Bolsonaro va succéder, pour quatre ans, au conservateur Michel Temer, qui se retire sur un taux d'impopularité historique et va lui laisser un pays miné par la violence, le chômage et la corruption, et en plein doute.

Jair Bolsonaro devrait se rendre à Brasilia cette semaine pour s'entretenir avec M. Temer, si ses médecins l'y autorisent.

Depuis l'attentat ayant failli lui coûter la vie le 6 septembre, Bolsonaro, qui a subi des perforations de l'intestin, porte une poche de stomie, limite les sorties de son domicile et fuit la foule.

«changer le modèle économique»

Les marchés vont suivre de près la direction que prendra la huitième économie mondiale sous la baguette d'un président qui avoue sa totale incompétence en la matière.

Le nouveau gouvernement «va changer le modèle économique du pays», a lancé dès dimanche soir Paulo Guedes, futur «super ministre» ultra-libéral de Bolsonaro, fustigeant le «modèle socio-démocrate» et évoquant privatisations et réforme des retraites.

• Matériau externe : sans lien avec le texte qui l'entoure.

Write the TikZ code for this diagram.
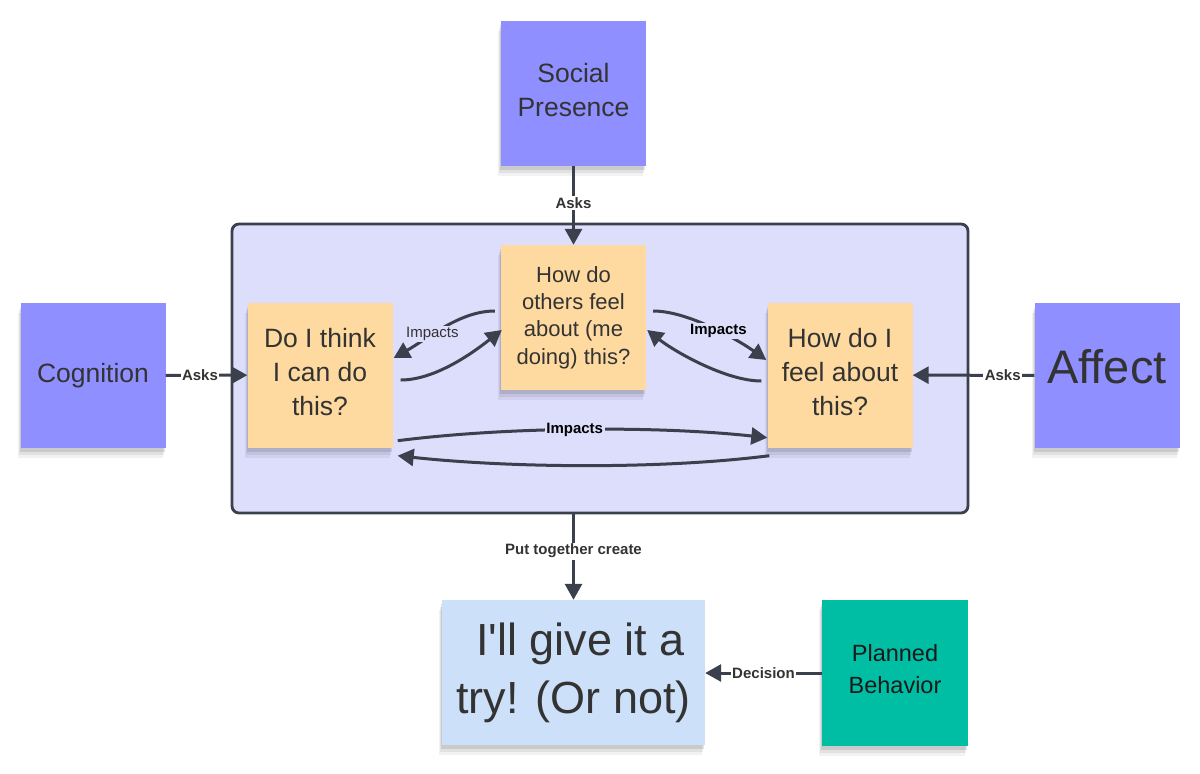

Ce «Chicago boy» -tenant de l'école de pensée née à Chicago prônant une vision libérale de l'économie- «devra remettre l'économie en mouvement le plus rapidement possible, car il n'aura une marge que de six mois, ou un an», dit M. Leandro Gabiati, directeur du cabinet de consultants Dominium, à Brasilia.

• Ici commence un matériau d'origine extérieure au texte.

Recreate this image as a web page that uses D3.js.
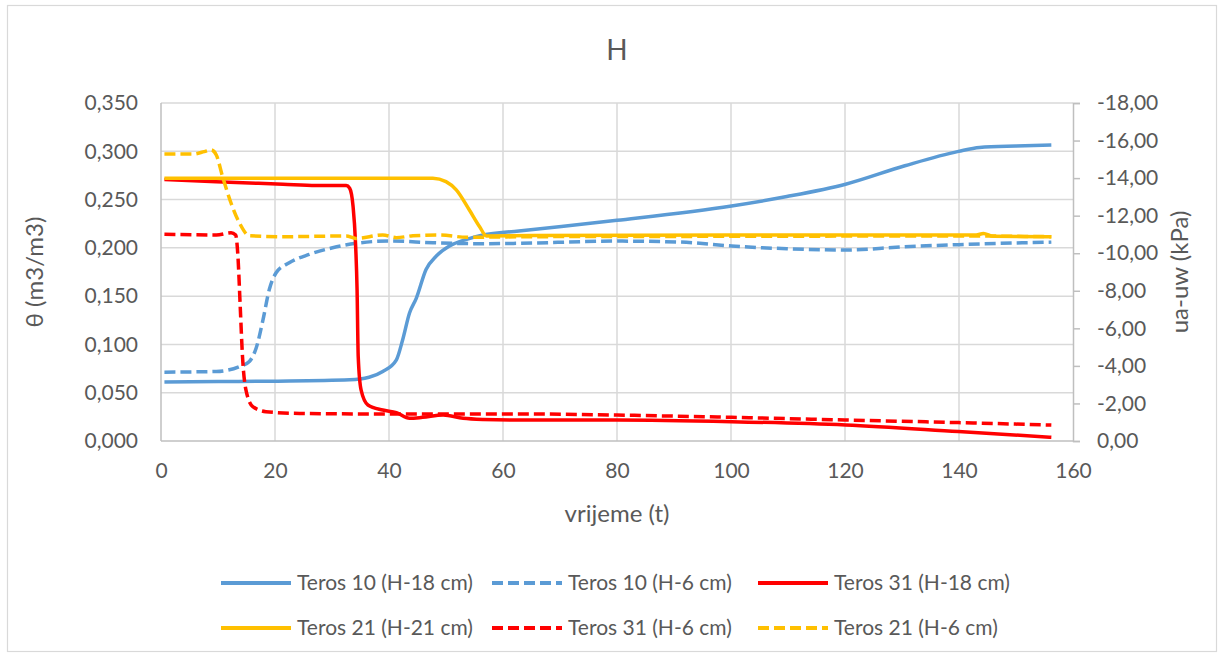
<!DOCTYPE html>
<html>
<head>
<meta charset="utf-8">
<script src="https://cdn.jsdelivr.net/npm/d3@7"></script>
<style>
  html, body { margin: 0; padding: 0; background: #fff; }
  svg { display: block; font-family: Lato, "Open Sans", sans-serif; }
</style>
</head>
<body>
<svg id="chart" width="1223" height="658"></svg>
<script>
// ---- DATA ----
const chartTitle = "H";
const xTicks = [0, 20, 40, 60, 80, 100, 120, 140, 160];
const yLeftTicks = [0, 0.05, 0.10, 0.15, 0.20, 0.25, 0.30, 0.35];
const yRightTicks = [0, -2, -4, -6, -8, -10, -12, -14, -16, -18];

// Teros 10 (H-18 cm) – θ (left axis)
const t10_18_t = [0.6, 10, 20, 33.1, 36.5, 38.9, 41.3, 42.4, 43.6, 44.8, 46.5, 48.3, 50.6, 53.6, 56.5, 62.8, 80, 100.1, 109.8, 120.1, 130.5, 139.9, 143.6, 150, 156.2];
const t10_18_v = [0.061, 0.0615, 0.062, 0.0634, 0.066, 0.072, 0.0841, 0.1049, 0.1326, 0.148, 0.1776, 0.1915, 0.2019, 0.2088, 0.2133, 0.2175, 0.2285, 0.2434, 0.2531, 0.2659, 0.285, 0.2999, 0.304, 0.3055, 0.3064];

// Teros 10 (H-6 cm) – θ (left axis)
const t10_6_t = [0.6, 9.7, 13.8, 15.5, 16.7, 17.9, 19.0, 20.2, 22.5, 26.0, 30.1, 34.2, 40.1, 47.7, 56.5, 62.8, 80, 91, 100.1, 109.8, 120.1, 130.5, 139.9, 156.2];
const t10_6_v = [0.0713, 0.072, 0.0772, 0.0824, 0.0963, 0.1257, 0.1569, 0.1742, 0.1846, 0.1932, 0.2001, 0.2047, 0.2071, 0.2053, 0.2043, 0.2047, 0.207, 0.206, 0.2019, 0.1991, 0.1977, 0.2012, 0.2033, 0.206];

// Teros 31 (H-18 cm) – ua-uw (right axis)
const t31_18_t = [0.6, 9.7, 21.4, 27.2, 32.5, 33.1, 33.7, 34.1, 34.4, 34.6, 35.1, 36.3, 38.9, 41.3, 43.6, 45.9, 49.5, 53.0, 56.5, 62.8, 80, 100.1, 120.1, 139.9, 156.2];
const t31_18_v = [-13.93, -13.81, -13.67, -13.6, -13.6, -13.46, -12.48, -10.7, -8.04, -4.49, -2.72, -1.92, -1.65, -1.51, -1.21, -1.26, -1.38, -1.21, -1.15, -1.12, -1.12, -1.03, -0.85, -0.5, -0.2];

// Teros 21 (H-21 cm) – ua-uw (right axis)
const t21_21_t = [0.6, 47.7, 50.0, 51.8, 54.1, 55.9, 57.1, 64.7, 100, 140, 143, 144.3, 146, 156.2];
const t21_21_v = [-13.99, -13.99, -13.81, -13.37, -12.3, -11.41, -10.92, -10.94, -10.97, -10.97, -10.97, -11.05, -10.9, -10.88];

// Teros 31 (H-6 cm) – ua-uw (right axis)
const t31_6_t = [0.6, 9.7, 12.3, 13.1, 13.5, 13.9, 14.3, 14.9, 16.1, 18.4, 24.3, 38.9, 62.8, 80, 100.1, 120.1, 139.9, 156.2];
const t31_6_v = [-11.01, -10.97, -11.09, -10.97, -9.82, -7.15, -4.49, -2.72, -1.83, -1.56, -1.47, -1.44, -1.44, -1.38, -1.26, -1.12, -0.98, -0.85];

// Teros 21 (H-6 cm) – ua-uw (right axis)
const t21_6_t = [0.6, 5.6, 7.6, 8.8, 9.7, 10.8, 12.3, 13.8, 15.5, 21.4, 32.5, 34.2, 38.9, 41.3, 44.2, 48.9, 53.6, 64.7, 100, 140, 156.2];
const t21_6_v = [-15.28, -15.28, -15.41, -15.5, -15.23, -14.08, -12.66, -11.59, -10.93, -10.88, -10.92, -10.79, -10.97, -10.83, -10.93, -10.97, -10.85, -10.88, -10.9, -10.92, -10.88];

const seriesNames = ["Teros 10 (H-18 cm)", "Teros 10 (H-6 cm)", "Teros 31 (H-18 cm)", "Teros 21 (H-21 cm)", "Teros 31 (H-6 cm)", "Teros 21 (H-6 cm)"];

// ---- BUILD ----
const series = [
  { name: seriesNames[0], t: t10_18_t, v: t10_18_v, axis: "L", color: "#5b9bd5", dash: null },
  { name: seriesNames[1], t: t10_6_t,  v: t10_6_v,  axis: "L", color: "#5b9bd5", dash: "11,5" },
  { name: seriesNames[2], t: t31_18_t, v: t31_18_v, axis: "R", color: "#ff0000", dash: null },
  { name: seriesNames[3], t: t21_21_t, v: t21_21_v, axis: "R", color: "#ffc000", dash: null },
  { name: seriesNames[4], t: t31_6_t,  v: t31_6_v,  axis: "R", color: "#ff0000", dash: "11,5" },
  { name: seriesNames[5], t: t21_6_t,  v: t21_6_v,  axis: "R", color: "#ffc000", dash: "11,5" }
];

const svg = d3.select("#chart");
const textColor = "#595959";
const gridColor = "#d9d9d9";

const x = d3.scaleLinear().domain([0, 160]).range([161, 1073]);
const yL = d3.scaleLinear().domain([0, 0.35]).range([441, 103]);
const yR = d3.scaleLinear().domain([0, -18]).range([441, 103]);

// outer frame
svg.append("rect").attr("x", 7.5).attr("y", 5.5).attr("width", 1209).attr("height", 646)
  .attr("fill", "#fff").attr("stroke", "#d9d9d9").attr("stroke-width", 1.2);

// gridlines
const grid = svg.append("g");
grid.selectAll("line.h").data(yLeftTicks.filter(d => d > 0)).join("line")
  .attr("x1", x(0)).attr("x2", x(160))
  .attr("y1", d => yL(d)).attr("y2", d => yL(d))
  .attr("stroke", gridColor).attr("stroke-width", 1.5);
grid.selectAll("line.v").data(xTicks.filter(d => d > 0 && d < 160)).join("line")
  .attr("y1", yL(0)).attr("y2", yL(0.35))
  .attr("x1", d => x(d)).attr("x2", d => x(d))
  .attr("stroke", gridColor).attr("stroke-width", 1.5);

// axes
const fmtL = d => d3.format(".3f")(d).replace(".", ",");
const fmtR = d => d3.format(".2f")(d).replace(".", ",").replace("\u2212", "-");

const axL = svg.append("g").attr("transform", `translate(${x(0)},0)`)
  .call(d3.axisLeft(yL).tickValues(yLeftTicks).tickFormat(fmtL).tickSize(0).tickPadding(23));
const axR = svg.append("g").attr("transform", `translate(${x(160)},0)`)
  .call(d3.axisRight(yR).tickValues(yRightTicks).tickFormat(fmtR).tickSize(7).tickPadding(17));
const axB = svg.append("g").attr("transform", `translate(0,${yL(0)})`)
  .call(d3.axisBottom(x).tickValues(xTicks).tickFormat(d3.format("d")).tickSize(0).tickPadding(22));

[axL, axR, axB].forEach(a => {
  a.select(".domain").attr("stroke", "#bfbfbf").attr("stroke-width", 1.5);
  a.selectAll(".tick line").attr("stroke", "#bfbfbf").attr("stroke-width", 1.5);
  a.selectAll(".tick text").attr("fill", textColor).attr("font-size", 21)
    .attr("font-family", "Lato, sans-serif");
});
axB.select(".domain").attr("d", `M${x(0)},0H${x(160)}`);
axL.select(".domain").attr("d", `M0,${yL(0)}V${yL(0.35)}`);

// lines
const lineL = d3.line().x(d => x(d[0])).y(d => yL(d[1])).curve(d3.curveMonotoneX);
const lineR = d3.line().x(d => x(d[0])).y(d => yR(d[1])).curve(d3.curveMonotoneX);

const plot = svg.append("g");
series.forEach(s => {
  const pts = s.t.map((t, i) => [t, s.v[i]]);
  plot.append("path")
    .attr("d", (s.axis === "L" ? lineL : lineR)(pts))
    .attr("fill", "none")
    .attr("stroke", s.color)
    .attr("stroke-width", 3.5)
    .attr("stroke-linejoin", "round")
    .attr("stroke-dasharray", s.dash);
});

// title
svg.append("text").attr("x", 617).attr("y", 60).attr("text-anchor", "middle")
  .attr("font-size", 28).attr("fill", textColor).text(chartTitle);

// axis titles
svg.append("text").attr("transform", "translate(43,272) rotate(-90)")
  .attr("text-anchor", "middle").attr("font-size", 24).attr("fill", textColor).text("θ (m3/m3)");
svg.append("text").attr("transform", "translate(1188,272) rotate(-90)")
  .attr("text-anchor", "middle").attr("font-size", 24).attr("fill", textColor).text("ua-uw (kPa)");
svg.append("text").attr("x", 617).attr("y", 522).attr("text-anchor", "middle")
  .attr("font-size", 24).attr("fill", textColor).text("vrijeme (t)");

// legend
const legendCols = [221, 492, 758];
const legendRows = [583, 628];
const legend = svg.append("g");
series.forEach((s, i) => {
  const lx = legendCols[i % 3], ly = legendRows[Math.floor(i / 3)];
  legend.append("line").attr("x1", lx).attr("x2", lx + 70).attr("y1", ly).attr("y2", ly)
    .attr("stroke", s.color).attr("stroke-width", 4).attr("stroke-dasharray", s.dash ? "11,5" : null);
  legend.append("text").attr("x", lx + 76).attr("y", ly).attr("dy", "0.35em")
    .attr("font-size", 21).attr("fill", textColor).text(s.name);
});
</script>
</body>
</html>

Gaspard Estrada, spécialiste de l'Amérique latine à Sciences Po, estime lui aussi que Bolsonaro «aura de très fortes pressions pour donner des résultats très rapidement, puisqu'il s'est basé sur une plateforme très radicale».

Bolsonaro, qui n'a fait voter que deux lois en 27 ans de députation, arrive à la tête d'un pays de 208 millions d'habitants sans aucune expérience du pouvoir, comme ses futurs ministres.

La liste est longue des Brésiliens qui ont de quoi être inquiets de l'avenir après les déclarations agressives du candidat Bolsonaro qui avait dit vouloir gouverner «pour la majorité, pas pour la minorité».

Dans sa ligne de mire, pêle-mêle: les Noirs, les femmes, les membres de la communauté LGBT, mais aussi les militants de gauche, les Indiens, les membres du mouvement paysan des sans-terre (MST) et d'ONG, les défenseurs de l'environnement et les journalistes.

Les plus optimistes pensent que cet admirateur de la dictature militaire (1964-85) abandonnera sa rhétorique de campagne. Mais d'autres le voient gouverner d'une manière très idéologique et faire prendre un virage vertigineux au Brésil.

«Consolider la démocratie»

Bolsonaro sera sous la surveillance de la communauté internationale. Il a déjà reçu lundi de l'Union européenne, qui lui a demandé de «consolider la démocratie», le signal qu'il serait sous le radar. A Paris, le président Emmanuel Macron lui a aussi rappelé la nécessité du «respect» des «principes démocratiques».

A Rome, Matteo Salvini, patron de l'extrême droite italienne et homme fort du gouvernement, s'est félicité qu'«au Brésil aussi les citoyens ont chassé la gauche! ». Steeve Bannon, ex-conseiller de la Maison blanche, s'est réjoui de l'arrivée au pouvoir d'un «leader populiste nationaliste».

Le président américain Donald Trump avait téléphoné à Bolsonaro, qui l'admire, dès dimanche soir pour le féliciter, ce qu'a fait lundi le président russe Vladimir Poutine dans un communiqué.

Bolsonaro aura-t-il les moyens de mettre en œuvre sa politique? C'est une autre grande inconnue. «Il sera face au Congrès le plus fragmenté de l'Histoire», relève M. Estrada.

Le futur président «sera tenté de prendre des mesures très dures, sans passer par le Parlement», où il aura beaucoup de mal à former une majorité. «Il sera confronté à des exigences très vite», dit M. Estrada, qui «craint des dérapages dès le début de son mandat».